Read and Write Files From HDFS With PySpark

How to read and write files from HDFS with PySpark.

  1. Install the following package:

    from pyspark.sql import SparkSession

    You can add the following code snippet to make it work from a Jupyter Notebook app in Saagie:

    import os
    os.environ["HADOOP_USER_NAME"] = "hdfs"
    os.environ["PYTHON_VERSION"] = "3.5.2"
  2. Create your Spark session by running the following lines of code:

    sparkSession = SparkSession.builder.appName("example-pyspark-read-and-write").getOrCreate()

    Where:

    • "example-pyspark-read-and-write" can be replaced with the name of your Spark app.
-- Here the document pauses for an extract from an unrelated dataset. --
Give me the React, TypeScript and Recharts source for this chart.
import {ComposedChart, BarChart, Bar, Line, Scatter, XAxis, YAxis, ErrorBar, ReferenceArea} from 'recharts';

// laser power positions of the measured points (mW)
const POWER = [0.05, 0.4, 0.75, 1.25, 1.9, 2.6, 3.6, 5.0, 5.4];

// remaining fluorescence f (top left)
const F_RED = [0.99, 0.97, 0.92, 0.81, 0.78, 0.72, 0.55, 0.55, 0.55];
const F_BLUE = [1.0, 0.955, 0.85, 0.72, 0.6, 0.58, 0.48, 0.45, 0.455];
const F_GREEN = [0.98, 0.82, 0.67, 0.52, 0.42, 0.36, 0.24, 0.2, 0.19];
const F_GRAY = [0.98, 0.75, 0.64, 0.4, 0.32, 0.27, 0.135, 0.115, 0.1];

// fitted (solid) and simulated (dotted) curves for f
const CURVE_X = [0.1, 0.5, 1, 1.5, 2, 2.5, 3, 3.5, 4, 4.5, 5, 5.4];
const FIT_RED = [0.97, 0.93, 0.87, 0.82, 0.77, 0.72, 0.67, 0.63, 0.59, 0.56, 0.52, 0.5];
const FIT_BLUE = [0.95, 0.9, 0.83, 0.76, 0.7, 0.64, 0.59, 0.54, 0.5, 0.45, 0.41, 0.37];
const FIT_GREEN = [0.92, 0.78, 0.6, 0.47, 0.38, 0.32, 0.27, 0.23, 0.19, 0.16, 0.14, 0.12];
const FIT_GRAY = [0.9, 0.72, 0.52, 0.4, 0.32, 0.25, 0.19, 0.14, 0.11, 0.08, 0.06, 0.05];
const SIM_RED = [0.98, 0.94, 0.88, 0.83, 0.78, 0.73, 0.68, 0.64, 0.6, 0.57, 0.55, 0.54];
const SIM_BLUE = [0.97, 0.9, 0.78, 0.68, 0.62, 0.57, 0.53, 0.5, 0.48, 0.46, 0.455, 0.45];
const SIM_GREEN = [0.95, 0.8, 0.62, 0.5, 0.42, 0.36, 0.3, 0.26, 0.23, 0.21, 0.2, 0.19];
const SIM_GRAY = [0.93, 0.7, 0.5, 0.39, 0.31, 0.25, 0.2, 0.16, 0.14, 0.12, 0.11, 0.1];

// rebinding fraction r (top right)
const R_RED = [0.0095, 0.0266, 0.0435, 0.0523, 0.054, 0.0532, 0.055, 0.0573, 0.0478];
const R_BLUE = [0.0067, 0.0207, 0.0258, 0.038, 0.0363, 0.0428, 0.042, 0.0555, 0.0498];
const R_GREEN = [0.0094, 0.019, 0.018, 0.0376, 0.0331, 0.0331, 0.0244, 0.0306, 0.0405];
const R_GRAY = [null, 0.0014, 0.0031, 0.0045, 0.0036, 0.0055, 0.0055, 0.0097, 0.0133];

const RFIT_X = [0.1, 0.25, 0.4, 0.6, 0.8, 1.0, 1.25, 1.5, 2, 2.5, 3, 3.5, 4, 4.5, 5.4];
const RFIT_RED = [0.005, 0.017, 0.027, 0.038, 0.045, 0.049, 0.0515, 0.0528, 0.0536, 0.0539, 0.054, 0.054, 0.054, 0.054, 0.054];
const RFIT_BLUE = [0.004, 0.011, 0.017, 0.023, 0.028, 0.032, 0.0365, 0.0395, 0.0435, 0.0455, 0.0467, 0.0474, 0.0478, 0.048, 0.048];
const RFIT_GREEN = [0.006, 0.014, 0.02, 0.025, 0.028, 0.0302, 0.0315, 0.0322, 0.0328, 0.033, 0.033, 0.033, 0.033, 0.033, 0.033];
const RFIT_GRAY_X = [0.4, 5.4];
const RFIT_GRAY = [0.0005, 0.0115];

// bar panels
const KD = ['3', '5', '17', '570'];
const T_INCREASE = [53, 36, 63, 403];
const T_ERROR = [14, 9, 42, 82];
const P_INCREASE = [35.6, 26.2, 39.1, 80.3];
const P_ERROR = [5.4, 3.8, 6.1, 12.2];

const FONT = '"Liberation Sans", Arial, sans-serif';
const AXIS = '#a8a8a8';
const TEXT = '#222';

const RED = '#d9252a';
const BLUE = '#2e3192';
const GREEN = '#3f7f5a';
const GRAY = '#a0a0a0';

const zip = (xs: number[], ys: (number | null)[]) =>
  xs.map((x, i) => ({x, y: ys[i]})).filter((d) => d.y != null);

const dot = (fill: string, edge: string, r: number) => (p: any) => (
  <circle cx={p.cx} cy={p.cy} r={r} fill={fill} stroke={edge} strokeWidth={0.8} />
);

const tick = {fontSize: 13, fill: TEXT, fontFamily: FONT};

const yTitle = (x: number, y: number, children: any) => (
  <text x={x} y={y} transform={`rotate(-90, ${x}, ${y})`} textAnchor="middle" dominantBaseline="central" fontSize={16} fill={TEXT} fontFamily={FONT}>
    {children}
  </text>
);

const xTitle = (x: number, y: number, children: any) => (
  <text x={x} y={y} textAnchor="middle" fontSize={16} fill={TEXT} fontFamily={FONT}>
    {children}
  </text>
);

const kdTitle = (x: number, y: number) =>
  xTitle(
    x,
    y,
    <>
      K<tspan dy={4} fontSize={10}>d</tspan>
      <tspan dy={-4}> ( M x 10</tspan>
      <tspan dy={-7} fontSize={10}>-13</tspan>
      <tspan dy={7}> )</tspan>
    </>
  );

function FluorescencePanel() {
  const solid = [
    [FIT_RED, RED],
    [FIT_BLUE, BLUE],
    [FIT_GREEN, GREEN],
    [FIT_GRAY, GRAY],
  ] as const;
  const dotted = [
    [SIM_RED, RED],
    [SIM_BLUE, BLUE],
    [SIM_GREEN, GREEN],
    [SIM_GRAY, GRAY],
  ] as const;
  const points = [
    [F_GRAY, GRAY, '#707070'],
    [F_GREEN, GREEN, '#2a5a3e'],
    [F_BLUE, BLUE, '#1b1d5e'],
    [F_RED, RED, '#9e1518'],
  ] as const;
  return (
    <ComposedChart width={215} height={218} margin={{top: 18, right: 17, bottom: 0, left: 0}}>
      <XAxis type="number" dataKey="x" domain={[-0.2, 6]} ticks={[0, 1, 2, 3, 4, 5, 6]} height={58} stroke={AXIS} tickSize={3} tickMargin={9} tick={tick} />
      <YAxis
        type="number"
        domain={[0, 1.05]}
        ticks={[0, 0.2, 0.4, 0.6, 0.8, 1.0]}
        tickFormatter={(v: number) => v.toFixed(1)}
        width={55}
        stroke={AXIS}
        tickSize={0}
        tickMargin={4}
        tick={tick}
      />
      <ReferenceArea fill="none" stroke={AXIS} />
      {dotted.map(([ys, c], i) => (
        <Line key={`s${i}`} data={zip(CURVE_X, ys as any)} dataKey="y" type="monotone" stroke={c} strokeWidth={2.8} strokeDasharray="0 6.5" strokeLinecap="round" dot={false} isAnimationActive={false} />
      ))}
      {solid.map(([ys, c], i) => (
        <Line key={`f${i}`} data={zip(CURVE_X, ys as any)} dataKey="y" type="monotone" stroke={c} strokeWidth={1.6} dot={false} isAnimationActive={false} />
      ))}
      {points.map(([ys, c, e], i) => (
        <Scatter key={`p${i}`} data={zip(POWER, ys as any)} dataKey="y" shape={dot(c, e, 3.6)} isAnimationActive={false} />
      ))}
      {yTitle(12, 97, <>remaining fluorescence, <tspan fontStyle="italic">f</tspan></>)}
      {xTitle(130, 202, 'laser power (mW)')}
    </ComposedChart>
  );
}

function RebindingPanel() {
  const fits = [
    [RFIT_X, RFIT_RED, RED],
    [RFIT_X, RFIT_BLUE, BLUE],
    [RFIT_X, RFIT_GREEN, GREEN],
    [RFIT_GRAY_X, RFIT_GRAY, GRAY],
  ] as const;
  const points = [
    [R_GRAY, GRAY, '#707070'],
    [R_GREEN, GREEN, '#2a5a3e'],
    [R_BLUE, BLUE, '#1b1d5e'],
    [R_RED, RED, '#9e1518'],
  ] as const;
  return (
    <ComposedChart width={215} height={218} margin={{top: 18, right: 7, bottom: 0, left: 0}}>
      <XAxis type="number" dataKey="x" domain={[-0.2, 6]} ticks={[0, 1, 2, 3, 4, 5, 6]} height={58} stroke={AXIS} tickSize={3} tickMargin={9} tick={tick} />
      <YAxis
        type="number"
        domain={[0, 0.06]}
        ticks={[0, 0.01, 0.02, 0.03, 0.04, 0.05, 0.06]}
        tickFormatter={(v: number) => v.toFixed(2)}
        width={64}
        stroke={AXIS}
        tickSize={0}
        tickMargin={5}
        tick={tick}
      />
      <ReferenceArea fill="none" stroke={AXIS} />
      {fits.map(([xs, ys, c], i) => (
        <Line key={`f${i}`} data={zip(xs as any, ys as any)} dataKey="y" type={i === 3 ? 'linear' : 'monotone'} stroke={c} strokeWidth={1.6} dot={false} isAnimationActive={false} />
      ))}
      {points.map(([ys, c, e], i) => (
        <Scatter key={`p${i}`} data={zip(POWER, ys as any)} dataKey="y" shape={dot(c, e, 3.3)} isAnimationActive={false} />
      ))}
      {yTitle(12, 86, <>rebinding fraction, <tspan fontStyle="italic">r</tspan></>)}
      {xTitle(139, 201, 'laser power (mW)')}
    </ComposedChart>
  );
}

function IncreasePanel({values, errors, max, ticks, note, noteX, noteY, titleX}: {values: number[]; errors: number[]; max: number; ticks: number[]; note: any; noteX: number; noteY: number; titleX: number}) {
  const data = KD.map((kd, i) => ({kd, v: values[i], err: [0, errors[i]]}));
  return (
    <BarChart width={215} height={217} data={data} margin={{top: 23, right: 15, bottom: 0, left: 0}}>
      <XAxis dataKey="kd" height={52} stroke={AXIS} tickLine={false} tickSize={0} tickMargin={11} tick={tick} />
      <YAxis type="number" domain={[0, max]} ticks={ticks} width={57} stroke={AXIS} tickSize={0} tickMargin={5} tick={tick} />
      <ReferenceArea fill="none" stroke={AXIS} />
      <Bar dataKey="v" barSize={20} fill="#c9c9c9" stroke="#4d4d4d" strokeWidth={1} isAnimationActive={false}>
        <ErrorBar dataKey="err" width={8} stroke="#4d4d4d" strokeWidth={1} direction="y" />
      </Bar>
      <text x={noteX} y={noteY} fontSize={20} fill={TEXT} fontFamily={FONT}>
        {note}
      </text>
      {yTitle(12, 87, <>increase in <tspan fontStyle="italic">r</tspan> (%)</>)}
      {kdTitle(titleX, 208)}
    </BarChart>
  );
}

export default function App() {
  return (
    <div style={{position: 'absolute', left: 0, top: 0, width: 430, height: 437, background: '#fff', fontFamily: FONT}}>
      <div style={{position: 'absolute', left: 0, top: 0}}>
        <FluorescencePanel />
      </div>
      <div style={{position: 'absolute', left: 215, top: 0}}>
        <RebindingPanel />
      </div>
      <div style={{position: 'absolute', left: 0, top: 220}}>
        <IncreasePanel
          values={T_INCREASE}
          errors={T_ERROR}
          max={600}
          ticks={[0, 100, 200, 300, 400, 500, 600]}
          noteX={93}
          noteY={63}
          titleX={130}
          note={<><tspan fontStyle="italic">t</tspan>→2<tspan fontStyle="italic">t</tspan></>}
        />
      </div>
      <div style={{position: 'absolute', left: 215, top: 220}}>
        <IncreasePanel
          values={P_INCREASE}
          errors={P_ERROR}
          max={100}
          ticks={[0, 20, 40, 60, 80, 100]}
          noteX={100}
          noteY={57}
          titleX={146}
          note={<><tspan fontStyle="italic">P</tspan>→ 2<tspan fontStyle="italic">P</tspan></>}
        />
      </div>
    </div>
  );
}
  3. You can now read and write files from HDFS by running the following lines of code:

    • Read Files

    • Write Files

    # Read a CSV file from HDFS.
    df_load = sparkSession.read.csv('hdfs://cluster/user/hdfs/test/example.csv')
    df_load.show()

    Where:

    • 'hdfs://cluster/user/hdfs/test/example.csv' must be replaced with the path to the CSV file in HDFS.

    # Create a DataFrame from the provided data.
    data = [('First', 1), ('Second', 2), ('Third', 3), ('Fourth', 4), ('Fifth', 5)]
    df = sparkSession.createDataFrame(data)
    
    # Write a CSV file in HDFS.
    df.write.csv("hdfs://cluster/user/hdfs/test/example.csv")

    Where:

    • 'hdfs://cluster/user/hdfs/test/example.csv' must be replaced with the path where the file will be written in HDFS.